Life as a Writer?

Posted by Anthony H -

Fellow writer, Alan Campbell posted a great string of vignettes about his life as a writer here. He was also nice enough to point a link in my direction. Thanks Alan!

As I read his string of vignettes I became instantly depressed. I’ve had no Ouija sessions in haunted Italian villas. No trips to London for photo shoots with fascinating photographers. No Monopoly games that ended in pinging little green plastic houses into the fire. I looked through my darkened house, feeling the piles of laundry…the flaking orange pot of desiccated macaroni and cheese, left on the stove from last night — or was it the night before?

The girls were still sleeping. All four of them. The Christmas tree was dark. When the girls are older, I thought, I’ll have some more adventures. I’ll write my next book from a cabin in the woods of northern Minnesota. Or maybe I’ll go back to Europe and do it there. Nikki would love that. She misses France.

A good friend of mine is living in Cairo at the moment. He’s begging me to come see him in the spring. Maybe I can swing it. Maybe I can’t. Then the rational side of my brain kicks in and says very soberly, “Anthony, stop feeling sorry for yourself. You’ve had great adventures; now’s not the time. You’re in the trenches for the moment and you’re going to be there for a bit. So suck it up, enjoy the fact that you have a pair of books coming out, and be thankful for your girls. They’re wonderful. And crusted pots of macaroni and piles of laundry are something they come with, especially when both mom and dad work — it’s like the new car smell that comes with new cars.” It’s not actually pleasant (at least not to me) but you kind of like it because of what it means.

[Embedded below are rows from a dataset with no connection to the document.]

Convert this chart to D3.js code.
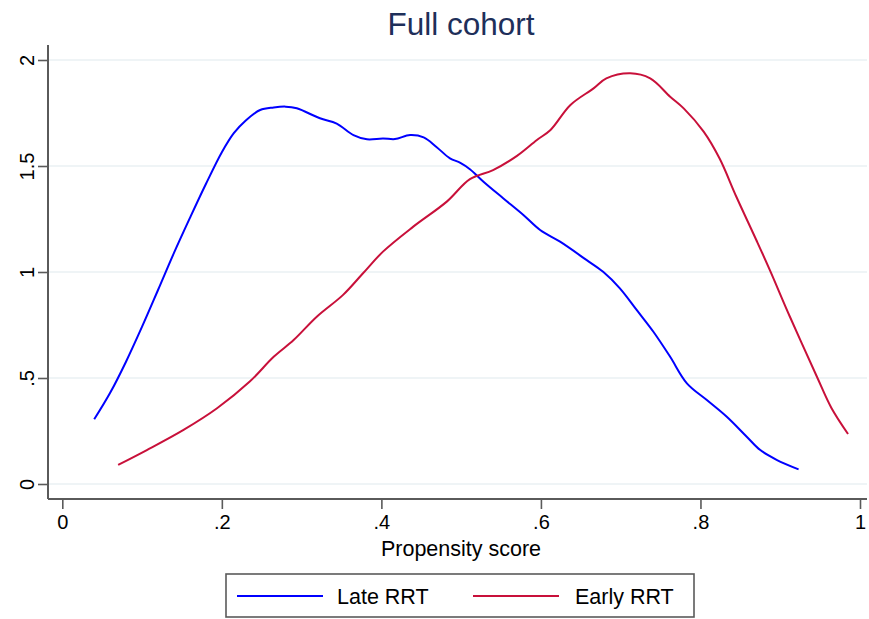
<!DOCTYPE html>
<html>
<head>
<meta charset="utf-8">
<script src="https://cdn.jsdelivr.net/npm/d3@7"></script>
<style>
  body { margin: 0; background: #fff; }
  svg { font-family: "Liberation Sans", Arial, Helvetica, sans-serif; }
</style>
</head>
<body>
<div id="chart"></div>
<script>
// Kernel density values
const lateX = [0.040,0.060,0.080,0.100,0.120,0.140,0.160,0.180,0.200,0.215,0.230,0.248,0.265,0.280,0.294,0.323,0.344,0.365,0.382,0.402,0.417,0.436,0.453,0.469,0.486,0.499,0.511,0.528,0.553,0.578,0.599,0.624,0.657,0.678,0.699,0.720,0.741,0.762,0.783,0.808,0.833,0.858,0.875,0.896,0.923];
const lateY = [0.305,0.430,0.578,0.742,0.915,1.090,1.255,1.415,1.565,1.655,1.715,1.764,1.776,1.780,1.772,1.725,1.700,1.646,1.626,1.630,1.627,1.646,1.635,1.590,1.536,1.515,1.485,1.426,1.347,1.269,1.198,1.143,1.057,1.001,0.923,0.821,0.718,0.600,0.475,0.396,0.317,0.223,0.160,0.113,0.069];

const earlyX = [0.070,0.106,0.152,0.194,0.235,0.265,0.290,0.319,0.352,0.377,0.402,0.440,0.482,0.511,0.540,0.570,0.595,0.612,0.637,0.666,0.682,0.712,0.737,0.762,0.779,0.804,0.824,0.845,0.870,0.887,0.912,0.946,0.964,0.985];
const earlyY = [0.090,0.160,0.255,0.357,0.483,0.600,0.679,0.789,0.892,0.994,1.096,1.214,1.332,1.438,1.481,1.548,1.623,1.670,1.788,1.866,1.913,1.937,1.913,1.827,1.772,1.662,1.535,1.355,1.151,1.009,0.790,0.506,0.360,0.236];

const xTicks = [0, 0.2, 0.4, 0.6, 0.8, 1];
const xTickLabels = ["0", ".2", ".4", ".6", ".8", "1"];
const yTicks = [0, 0.5, 1, 1.5, 2];
const yTickLabels = ["0", ".5", "1", "1.5", "2"];

const seriesNames = ["Late RRT", "Early RRT"];
const seriesColors = ["#0000ff", "#c8103a"];

const width = 869, height = 619;
const axisColor = "#5a5a5a";

const svg = d3.select("#chart")
    .append("svg")
    .attr("width", width)
    .attr("height", height);

const x = d3.scaleLinear().domain([0, 1]).range([62.3, 860]);
const y = d3.scaleLinear().domain([0, 2]).range([484, 60]);

const plotLeft = 48, plotRight = 867, plotTop = 45, plotBottom = 499;

// gridlines
svg.selectAll(".grid")
    .data(yTicks)
    .join("line")
    .attr("class", "grid")
    .attr("x1", plotLeft)
    .attr("x2", plotRight)
    .attr("y1", d => y(d))
    .attr("y2", d => y(d))
    .attr("stroke", "#eaf1f3")
    .attr("stroke-width", 1.6);

// y axis
const yAxis = svg.append("g")
    .attr("transform", `translate(${plotLeft},0)`)
    .call(d3.axisLeft(y).tickValues(yTicks).tickSize(10).tickFormat((d, i) => yTickLabels[i]));
yAxis.select(".domain").attr("d", `M0,${plotTop}V${plotBottom}`);
yAxis.selectAll("line").attr("stroke", axisColor).attr("stroke-width", 1.6);
yAxis.select(".domain").attr("stroke", axisColor).attr("stroke-width", 2);
yAxis.selectAll("text")
    .attr("font-size", 20)
    .attr("fill", "#000")
    .attr("text-anchor", "middle")
    .attr("x", 0)
    .attr("dy", 0)
    .attr("transform", "translate(-21,0) rotate(-90)")
    .attr("dominant-baseline", "central");

// x axis
const xAxis = svg.append("g")
    .attr("transform", `translate(0,${plotBottom})`)
    .call(d3.axisBottom(x).tickValues(xTicks).tickSize(10).tickFormat((d, i) => xTickLabels[i]));
xAxis.select(".domain").attr("d", `M${plotLeft},0H${plotRight}`);
xAxis.selectAll("line").attr("stroke", axisColor).attr("stroke-width", 1.6);
xAxis.select(".domain").attr("stroke", axisColor).attr("stroke-width", 2);
xAxis.selectAll("text")
    .attr("font-size", 20)
    .attr("fill", "#000")
    .attr("y", 16)
    .attr("dy", "0.71em");

// curves
const series = [
    lateX.map((v, i) => [v, lateY[i]]),
    earlyX.map((v, i) => [v, earlyY[i]])
];
const line = d3.line()
    .x(d => x(d[0]))
    .y(d => y(d[1]))
    .curve(d3.curveCatmullRom.alpha(0.5));

svg.selectAll(".curve")
    .data(series)
    .join("path")
    .attr("class", "curve")
    .attr("d", line)
    .attr("fill", "none")
    .attr("stroke", (d, i) => seriesColors[i])
    .attr("stroke-width", 2);

// titles
svg.append("text")
    .attr("x", 461)
    .attr("y", 35)
    .attr("text-anchor", "middle")
    .attr("font-size", 31.5)
    .attr("fill", "#1e2f5a")
    .text("Full cohort");

svg.append("text")
    .attr("x", 461)
    .attr("y", 556)
    .attr("text-anchor", "middle")
    .attr("font-size", 21.5)
    .attr("fill", "#000")
    .text("Propensity score");

// legend
const legend = svg.append("g");
legend.append("rect")
    .attr("x", 226)
    .attr("y", 574)
    .attr("width", 468)
    .attr("height", 43)
    .attr("fill", "#fff")
    .attr("stroke", axisColor)
    .attr("stroke-width", 1.6);

const legendLineX = [237, 473];
const legendTextX = [337, 575];
seriesNames.forEach((name, i) => {
    legend.append("line")
        .attr("x1", legendLineX[i])
        .attr("x2", legendLineX[i] + 86)
        .attr("y1", 596)
        .attr("y2", 596)
        .attr("stroke", seriesColors[i])
        .attr("stroke-width", 2);
    legend.append("text")
        .attr("x", legendTextX[i])
        .attr("y", 603.5)
        .attr("font-size", 21.5)
        .attr("fill", "#000")
        .text(name);
});
</script>
</body>
</html>
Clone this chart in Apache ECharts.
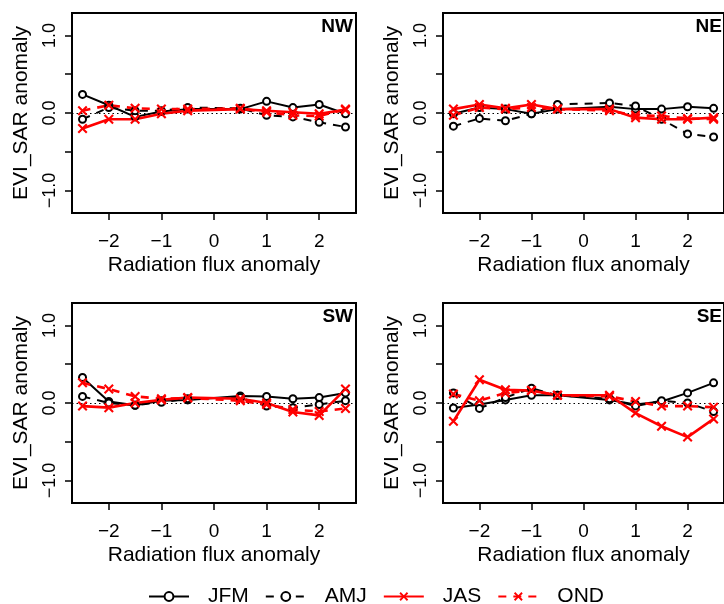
<!DOCTYPE html>
<html><head><meta charset="utf-8">
<script src="https://cdn.jsdelivr.net/npm/echarts@6/dist/echarts.min.js"></script>
<style>html,body{margin:0;padding:0;background:#fff}#c{width:724px;height:604px}</style>
</head><body><div id="c"></div>
<script>
const xs = [-2.5,-2,-1.5,-1,-0.5,0.5,1,1.5,2,2.5];
const panels = ['NW','NE','SW','SE'];
const seasons = ['JFM','AMJ','JAS','OND'];
const xTicks = [-2,-1,0,1,2];
const yTicks = [-1,-0.5,0,0.5,1];
const yLabels = [-1,0,1];

const NW_JFM = [0.24,0.10,-0.05,0.02,0.05,0.05,0.15,0.07,0.11,-0.01];
const NW_AMJ = [-0.08,0.07,0.03,0.03,0.07,0.06,-0.03,-0.05,-0.12,-0.18];
const NW_JAS = [-0.20,-0.08,-0.08,-0.01,0.03,0.05,0.03,0.01,-0.01,0.04];
const NW_OND = [0.03,0.10,0.06,0.05,0.05,0.06,0.01,-0.03,-0.04,0.05];

const NE_JFM = [-0.01,0.07,0.05,-0.01,0.05,0.08,0.05,0.05,0.08,0.06];
const NE_AMJ = [-0.17,-0.07,-0.10,-0.01,0.11,0.13,0.09,-0.08,-0.27,-0.31];
const NE_JAS = [0.05,0.11,0.06,0.11,0.05,0.05,-0.06,-0.08,-0.08,-0.06];
const NE_OND = [-0.03,0.07,0.05,0.07,0.05,0.03,-0.03,-0.04,-0.07,-0.08];

const SW_JFM = [0.33,0.02,-0.03,0.03,0.04,0.09,0.085,0.055,0.07,0.13];
const SW_AMJ = [0.085,0.00,-0.03,0.01,0.055,0.07,-0.04,-0.06,-0.02,0.03];
const SW_JAS = [-0.04,-0.06,0.00,0.04,0.07,0.055,0.00,-0.115,-0.16,0.18];
const SW_OND = [0.26,0.18,0.085,0.055,0.065,0.03,-0.02,-0.085,-0.11,-0.07];

const SE_JFM = [-0.065,-0.02,0.04,0.10,0.10,0.04,-0.02,0.02,0.13,0.26];
const SE_AMJ = [0.13,-0.07,0.07,0.19,0.10,0.055,-0.04,0.03,0.00,-0.11];
const SE_JAS = [-0.235,0.30,0.17,0.16,0.10,0.10,-0.13,-0.30,-0.44,-0.205];
const SE_OND = [0.115,0.03,0.13,0.16,0.10,0.085,0.02,-0.04,-0.04,-0.055];

const panelData = {
  NW:[NW_JFM,NW_AMJ,NW_JAS,NW_OND],
  NE:[NE_JFM,NE_AMJ,NE_JAS,NE_OND],
  SW:[SW_JFM,SW_AMJ,SW_JAS,SW_OND],
  SE:[SE_JFM,SE_AMJ,SE_JAS,SE_OND]
};

const FONT = '"Liberation Sans", Arial, sans-serif';
const XSYM = 'path://M0,1.5 L1.5,0 L5,3.5 L8.5,0 L10,1.5 L6.5,5 L10,8.5 L8.5,10 L5,6.5 L1.5,10 L0,8.5 L3.5,5 Z';
const styles = [
  {color:'#000', type:'solid', width:2, symbol:'emptyCircle', size:7},
  {color:'#000', type:[8,7], width:2, symbol:'emptyCircle', size:7},
  {color:'#ff0000', type:'solid', width:2.6, symbol:XSYM, size:10},
  {color:'#ff0000', type:[8,7], width:2.6, symbol:XSYM, size:10}
];
const gridPos = [
  {left:72, top:13}, {left:443, top:13},
  {left:72, top:303}, {left:443, top:303}
];
const labelRight = [371, 2, 371, 2];

const grids=[], xAxes=[], yAxes=[], series=[], graphics=[];
panels.forEach((p,gi)=>{
  grids.push({left:gridPos[gi].left, top:gridPos[gi].top, width:284, height:200,
    show:true, borderColor:'#000', borderWidth:2, backgroundColor:'transparent'});
  xAxes.push({gridIndex:gi, type:'value', min:-2.7, max:2.7,
    name:'Radiation flux anomaly', nameLocation:'middle', nameGap:42,
    nameTextStyle:{fontFamily:FONT, fontSize:21, color:'#000'},
    axisLine:{show:false, onZero:false}, splitLine:{show:false},
    axisTick:{show:true, length:7, inside:false, customValues:xTicks, lineStyle:{color:'#000', width:1.5}},
    axisLabel:{customValues:xTicks, margin:19, fontFamily:FONT, fontSize:19, color:'#000',
      formatter:v=>String(v).replace('-','\u2212')}
  });
  yAxes.push({gridIndex:gi, type:'value', min:-1.29, max:1.29,
    name:'EVI_SAR anomaly', nameLocation:'middle', nameGap:40, nameRotate:90,
    nameTextStyle:{fontFamily:FONT, fontSize:21, color:'#000'},
    axisLine:{show:false, onZero:false}, splitLine:{show:false},
    axisTick:{show:true, length:7, inside:false, customValues:yTicks, lineStyle:{color:'#000', width:1.5}},
    axisLabel:{customValues:yLabels, rotate:90, margin:13, fontFamily:FONT, fontSize:18, color:'#000',
      formatter:v=>v.toFixed(1).replace('-','\u2212')}
  });
  panelData[p].forEach((vals,si)=>{
    const st = styles[si];
    const s = {
      name:seasons[si], type:'line', xAxisIndex:gi, yAxisIndex:gi,
      data: xs.map((x,i)=>[x, vals[i]]),
      symbol:st.symbol, symbolSize:st.size, showSymbol:true,
      lineStyle:{color:st.color, width:st.width, type:st.type},
      itemStyle:{color:st.color, borderWidth: st.symbol==='emptyCircle'?1.6:0},
      animation:false, z:3
    };
    if(si===0){
      s.markLine = {silent:true, symbol:'none', label:{show:false},
        lineStyle:{color:'#000', type:[1.5,3], width:1.2}, data:[{yAxis:0}], z:1};
    }
    series.push(s);
  });
  graphics.push({type:'text', right: labelRight[gi], top: gridPos[gi].top+4,
    style:{text:p, font:'bold 19px '+FONT, fill:'#000'}});
});

const chart = echarts.init(document.getElementById('c'), null, {renderer:'canvas'});
chart.setOption({
  animation:false,
  backgroundColor:'#fff',
  grid:grids, xAxis:xAxes, yAxis:yAxes, series:series, graphic:graphics,
  legend:{data:seasons, left:143, top:581, itemWidth:40, itemHeight:11, itemGap:16,
    textStyle:{fontFamily:FONT, fontSize:21, color:'#000', padding:[0,0,0,14]}}
});
</script></body></html>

So there you go. It isn’t glamorous. Five AM comes damn early. That’s when I get up to write every day. I finish up a bit past seven, jump in the shower and head to the studio. I make video games there until about five in the evening. After that it’s off to fetch the kids from YMCA daycare. Then I make dinner sometimes…or buy it if I’m too exhausted. Maybe some of you can relate.

Nikki gets home late from her store. Sometimes I hear the TV come on downstairs before I fall asleep. She watches the Simpsons and has a bowl of cereal before bed. She works hard. I admire her dedication and her ability to deal with crappy customers who shriek at her after they’ve attempted to pocket the tester bottle of perfume next to the register.

She deserves more foot rubs. I’ve been slacking in that regard. It’s not as fun sounding as a haunted Italian villa, but it’s not bad either. It’s like sweat pants and a cozy sofa. A bit frumpy but comfortable. Real adventures can wait for a while. In the meantime, that’s what books are for.